Well, just like with mechanical keyboards, the 'best' often is subjective. Depends on what the user finds important for his typewriter/keyboard. My criteria were:
-Comfortable for long writing sessions (bigger portables. segment shift, or light carriage shift)
-Great response and tactile feedback from keys. Not too heavy nor too light. Solid keyaction.
-Rare or unique machine
-Not too big for a portable, not too heavy. Around 5-6kg
-Font type and maximum words per line.
-Smoothness of carriage return
-typewriter sound when typing
-key functions, intuitive keyboard layout
-Silent as possible platen
And so on...It also depends, what sort of style the writer uses. Short story? Notes? Novels? etc.
No doubt the Alpina is very very nice to type on. But it feels somewhat all the same, from that region and era. Like the Optima Elite, Rheinmetal kst, Voss. Very desktop typewriter feel, very solid. But also a bit boring maybe, because everything is so 'well' engineered. Like classic cars and motorcycles. People want to something more adventurous, a bit more character so to speak.

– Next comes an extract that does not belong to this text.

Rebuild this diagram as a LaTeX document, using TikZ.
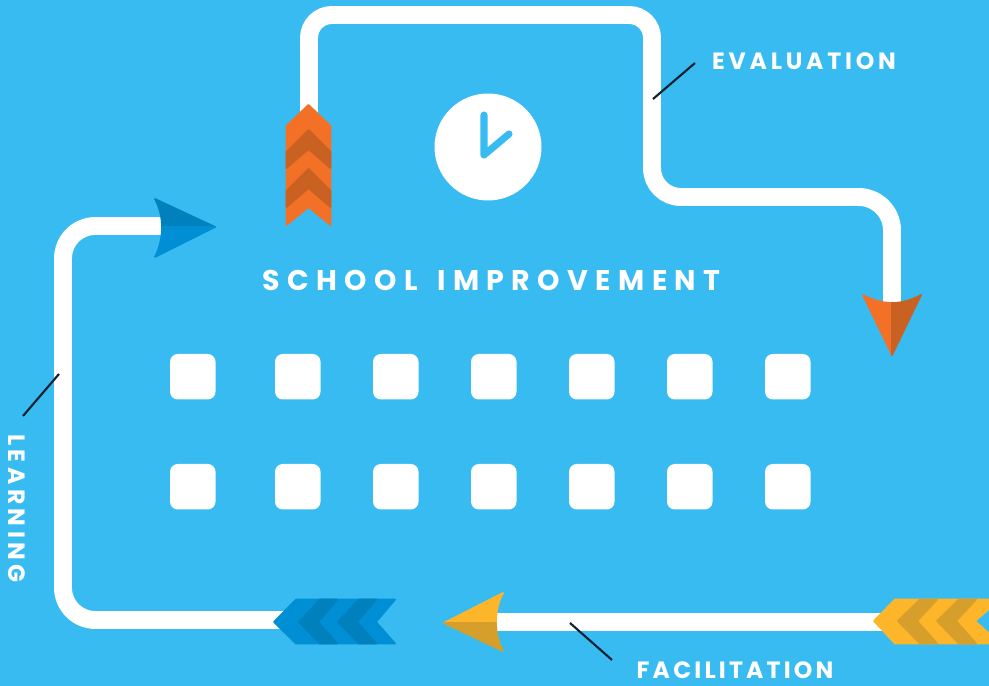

Often times, I used the Princess, for its desktop feel but portable dimensions. An other is the Gossen Tippa. Gossen totally blew me away. There is no single typewriter that types so well, even better than Alpina and its brothers, is a flat portable (flat portables don't tend to type well, because of mechanical limitations, it is so flat) and is even smaller than a Kolibri. A lot of beginners only focus on the Kolibri, sm3-4 or the Valentine's. But the true underdog is the Gossen Tippa. Highly sought after, but few know of it.
The best sounding typewriter, I find is the Imperial Good Companion on my Etsy. It has relations with Torpedo Werke AG. And sounds like a Turbocharger.